2. Choose a suitable location.

Find a room or space with minimal light. If using a cardboard box, make sure it is large enough for you to fit inside comfortably.

3. Prepare the box or dark room.

Cover any windows or openings with black duct tape or aluminum foil to block out rays of light. Ensure the space is completely dark after you close the door.

4. Create an aperture.

Cut a small hole (around 1 to 2 centimeters in size) on one side of the box or the window covering. This will serve as the aperture through which light will enter.

5. Construct a translucent screen.

Cut a piece of cardboard or thick paper to fit the inside of the box or the wall opposite the aperture. Attach tracing paper or thin fabric to this surface using tape or glue. This viewing screen will project the image.

6. Position the camera obscura.

Place the box or position yourself in the darkened room in such a way that the aperture is facing a directly lighted focal point, either a scene or object outside. The light passing through the small hole will result in an inverted image projected onto the viewing screen.

7. Experiment and refine.

Adjust the distance between the aperture and the viewing screen to achieve a clear and focused image. You can also try adding a lens or a magnifying glass in front of the aperture to enhance the image quality of your camera obscura box.

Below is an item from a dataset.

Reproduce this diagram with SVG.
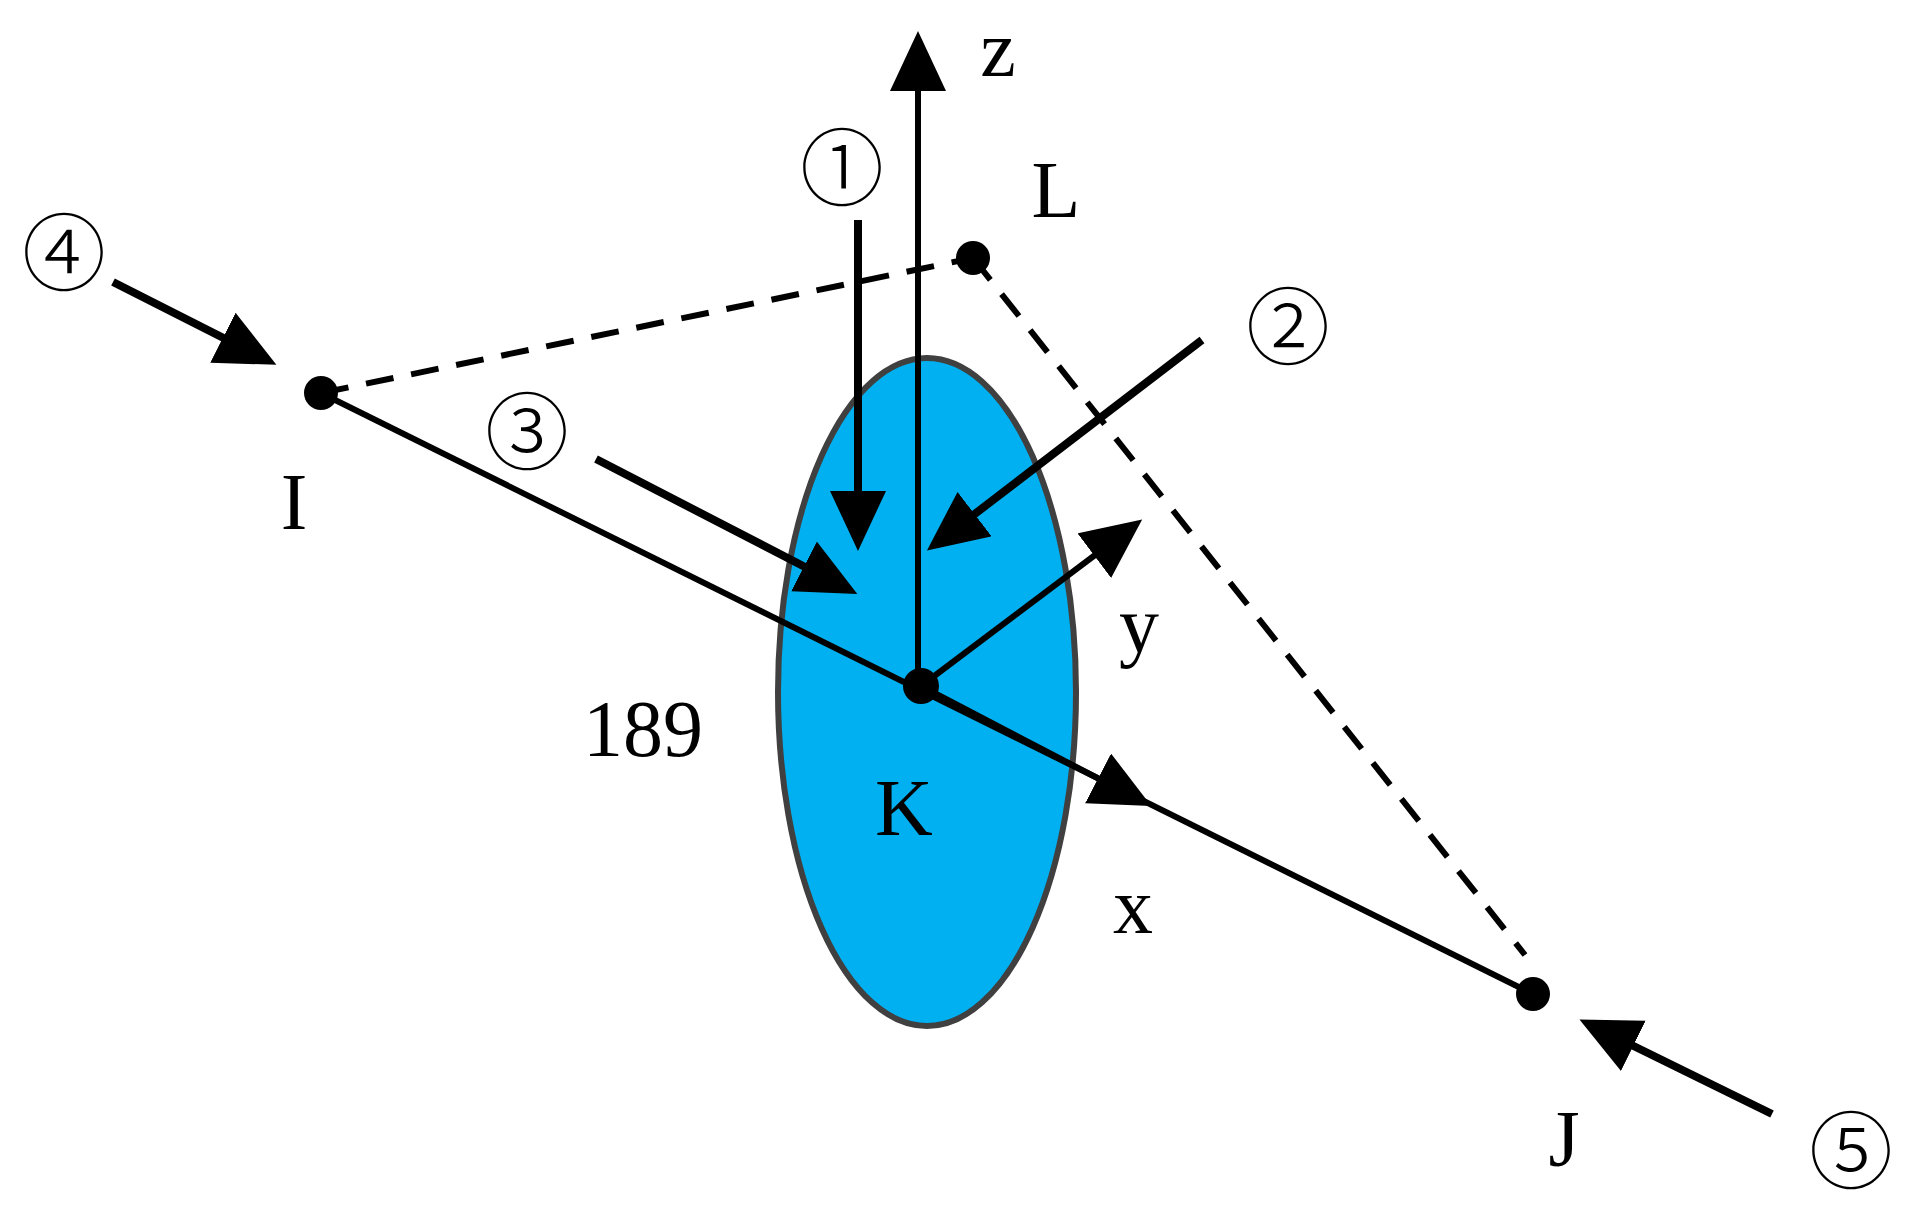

This article was updated in conjunction with AI technology, then fact-checked and edited by a HowStuffWorks editor.


Pinhole Camera FAQs

What is a pinhole camera?
A pinhole camera is the simplest camera possible. It consists of a light-proof box, some sort of film and a pinhole. When light goes through the pinhole, it creates an inverted image at the back of the box.
What is the purpose of using a pinhole camera?
A pinhole camera is a simple camera used by photographers. Apart from artistic reasons, it is also used in solargraphy to observe the sun’s movement in the sky and in viewing eclipses.
What is the pinhole effect?
The concept of creating a pinhole is to block out the undesired rays when light passes through it. This creates a clear image of the object being viewed.
What is another name for a pinhole camera?
Pinhole cameras are also called camera obscura.
What is the main disadvantage of a pinhole camera?
The main disadvantage is it is extremely slow and requires a very high f/number and long exposures. That means you have to hold the camera very still.